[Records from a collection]
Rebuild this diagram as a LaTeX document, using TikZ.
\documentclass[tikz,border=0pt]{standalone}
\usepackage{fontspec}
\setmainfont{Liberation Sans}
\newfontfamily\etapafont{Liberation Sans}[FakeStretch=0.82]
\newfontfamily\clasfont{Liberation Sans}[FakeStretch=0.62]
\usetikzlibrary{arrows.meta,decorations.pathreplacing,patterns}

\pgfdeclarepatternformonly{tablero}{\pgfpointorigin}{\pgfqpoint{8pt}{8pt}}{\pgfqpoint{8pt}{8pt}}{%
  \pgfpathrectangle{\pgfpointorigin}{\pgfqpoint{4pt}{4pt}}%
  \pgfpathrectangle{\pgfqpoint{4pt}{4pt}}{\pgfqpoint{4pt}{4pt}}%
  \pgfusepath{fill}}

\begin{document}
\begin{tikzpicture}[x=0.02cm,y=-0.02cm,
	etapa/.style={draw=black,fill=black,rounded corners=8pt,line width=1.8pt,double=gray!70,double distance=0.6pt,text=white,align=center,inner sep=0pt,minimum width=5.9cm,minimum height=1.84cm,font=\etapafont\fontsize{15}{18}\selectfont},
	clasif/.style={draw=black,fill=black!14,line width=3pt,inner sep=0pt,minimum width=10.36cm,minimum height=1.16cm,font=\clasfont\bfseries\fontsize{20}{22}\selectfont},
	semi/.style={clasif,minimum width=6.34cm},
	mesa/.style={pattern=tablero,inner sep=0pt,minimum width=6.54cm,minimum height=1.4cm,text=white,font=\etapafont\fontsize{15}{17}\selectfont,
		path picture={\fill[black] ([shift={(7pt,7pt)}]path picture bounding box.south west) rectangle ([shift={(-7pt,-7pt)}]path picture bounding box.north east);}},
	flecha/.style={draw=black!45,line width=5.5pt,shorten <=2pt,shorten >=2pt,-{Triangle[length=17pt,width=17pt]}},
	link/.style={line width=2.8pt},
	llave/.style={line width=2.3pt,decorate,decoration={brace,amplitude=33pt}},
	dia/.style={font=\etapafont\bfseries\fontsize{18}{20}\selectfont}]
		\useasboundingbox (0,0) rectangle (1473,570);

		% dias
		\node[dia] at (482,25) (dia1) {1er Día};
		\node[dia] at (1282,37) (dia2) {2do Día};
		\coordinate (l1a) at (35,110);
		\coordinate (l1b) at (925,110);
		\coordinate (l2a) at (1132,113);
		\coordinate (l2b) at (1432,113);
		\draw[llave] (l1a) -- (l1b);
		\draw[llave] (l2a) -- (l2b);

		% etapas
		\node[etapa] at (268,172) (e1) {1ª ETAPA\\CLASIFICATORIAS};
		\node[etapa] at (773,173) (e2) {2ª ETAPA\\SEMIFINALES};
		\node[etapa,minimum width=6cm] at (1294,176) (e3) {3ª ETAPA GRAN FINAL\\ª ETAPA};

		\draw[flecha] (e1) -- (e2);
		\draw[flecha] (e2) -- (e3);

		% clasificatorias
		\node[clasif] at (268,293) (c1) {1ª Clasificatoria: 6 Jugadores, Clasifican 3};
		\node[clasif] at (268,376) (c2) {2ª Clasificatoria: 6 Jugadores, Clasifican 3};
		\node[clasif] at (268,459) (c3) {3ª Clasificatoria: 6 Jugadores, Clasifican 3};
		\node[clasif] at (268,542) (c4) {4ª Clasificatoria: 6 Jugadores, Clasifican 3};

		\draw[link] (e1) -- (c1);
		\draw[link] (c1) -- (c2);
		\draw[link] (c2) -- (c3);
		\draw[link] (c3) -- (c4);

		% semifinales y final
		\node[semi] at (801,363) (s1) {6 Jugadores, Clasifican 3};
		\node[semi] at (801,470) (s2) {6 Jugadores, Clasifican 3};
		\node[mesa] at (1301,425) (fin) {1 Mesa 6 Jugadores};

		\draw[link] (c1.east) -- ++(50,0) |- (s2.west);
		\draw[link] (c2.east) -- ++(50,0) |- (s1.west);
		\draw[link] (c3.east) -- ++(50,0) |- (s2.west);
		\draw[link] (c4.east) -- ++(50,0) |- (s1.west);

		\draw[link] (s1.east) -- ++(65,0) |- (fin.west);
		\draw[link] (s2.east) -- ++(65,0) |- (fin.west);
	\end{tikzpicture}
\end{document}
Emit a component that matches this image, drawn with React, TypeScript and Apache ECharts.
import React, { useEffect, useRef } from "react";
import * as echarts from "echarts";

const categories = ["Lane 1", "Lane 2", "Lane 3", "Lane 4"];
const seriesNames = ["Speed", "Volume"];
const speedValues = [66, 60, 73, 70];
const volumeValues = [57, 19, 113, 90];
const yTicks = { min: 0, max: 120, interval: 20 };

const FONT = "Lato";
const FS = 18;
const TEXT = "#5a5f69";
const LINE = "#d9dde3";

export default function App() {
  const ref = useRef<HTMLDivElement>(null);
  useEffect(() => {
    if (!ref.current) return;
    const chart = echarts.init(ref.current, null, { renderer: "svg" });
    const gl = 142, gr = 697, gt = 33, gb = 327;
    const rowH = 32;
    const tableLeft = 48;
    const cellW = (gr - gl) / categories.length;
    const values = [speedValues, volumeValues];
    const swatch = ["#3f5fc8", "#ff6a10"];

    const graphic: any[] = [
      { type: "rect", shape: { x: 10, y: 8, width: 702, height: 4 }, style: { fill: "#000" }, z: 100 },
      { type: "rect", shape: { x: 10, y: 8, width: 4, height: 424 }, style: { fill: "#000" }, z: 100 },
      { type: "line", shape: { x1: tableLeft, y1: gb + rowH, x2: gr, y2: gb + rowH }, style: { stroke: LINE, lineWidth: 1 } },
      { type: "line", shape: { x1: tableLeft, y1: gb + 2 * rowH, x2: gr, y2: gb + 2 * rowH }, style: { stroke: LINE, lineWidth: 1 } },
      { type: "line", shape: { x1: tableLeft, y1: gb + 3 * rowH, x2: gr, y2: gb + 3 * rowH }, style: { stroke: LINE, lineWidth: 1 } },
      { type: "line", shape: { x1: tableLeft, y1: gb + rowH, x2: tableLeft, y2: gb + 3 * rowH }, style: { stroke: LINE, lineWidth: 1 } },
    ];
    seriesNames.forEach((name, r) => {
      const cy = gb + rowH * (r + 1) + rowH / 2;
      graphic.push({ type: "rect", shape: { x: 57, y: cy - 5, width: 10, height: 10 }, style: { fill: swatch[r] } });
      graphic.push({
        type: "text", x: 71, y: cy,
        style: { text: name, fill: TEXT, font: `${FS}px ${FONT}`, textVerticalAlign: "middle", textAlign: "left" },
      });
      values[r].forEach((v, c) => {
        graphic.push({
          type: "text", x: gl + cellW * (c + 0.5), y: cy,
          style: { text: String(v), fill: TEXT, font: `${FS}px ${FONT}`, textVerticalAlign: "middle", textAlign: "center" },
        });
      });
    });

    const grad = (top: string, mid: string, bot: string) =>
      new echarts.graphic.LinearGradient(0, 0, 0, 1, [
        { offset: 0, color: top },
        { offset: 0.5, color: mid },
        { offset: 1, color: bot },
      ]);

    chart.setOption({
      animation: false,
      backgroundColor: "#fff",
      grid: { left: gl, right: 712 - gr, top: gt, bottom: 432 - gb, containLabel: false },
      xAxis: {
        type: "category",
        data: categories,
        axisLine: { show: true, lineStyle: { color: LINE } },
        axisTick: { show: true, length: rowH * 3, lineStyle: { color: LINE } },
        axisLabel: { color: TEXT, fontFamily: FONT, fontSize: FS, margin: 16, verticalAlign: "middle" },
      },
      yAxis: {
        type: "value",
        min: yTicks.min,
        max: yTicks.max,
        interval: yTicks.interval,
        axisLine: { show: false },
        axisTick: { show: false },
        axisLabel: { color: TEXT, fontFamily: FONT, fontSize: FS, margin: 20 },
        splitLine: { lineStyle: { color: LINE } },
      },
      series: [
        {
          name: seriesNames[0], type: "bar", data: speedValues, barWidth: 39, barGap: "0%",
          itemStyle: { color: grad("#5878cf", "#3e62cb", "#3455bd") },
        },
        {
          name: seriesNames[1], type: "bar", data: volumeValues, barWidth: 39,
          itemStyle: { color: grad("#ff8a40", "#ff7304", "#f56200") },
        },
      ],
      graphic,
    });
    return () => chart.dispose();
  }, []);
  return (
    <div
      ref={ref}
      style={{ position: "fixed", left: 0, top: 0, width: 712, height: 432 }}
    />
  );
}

=== Your task ===
All lines that include "this" are to be gathered and copied.

=== Correct answer ===
Rebuild this diagram as a LaTeX document, using TikZ.
Emit a component that matches this image, drawn with React, TypeScript and Apache ECharts.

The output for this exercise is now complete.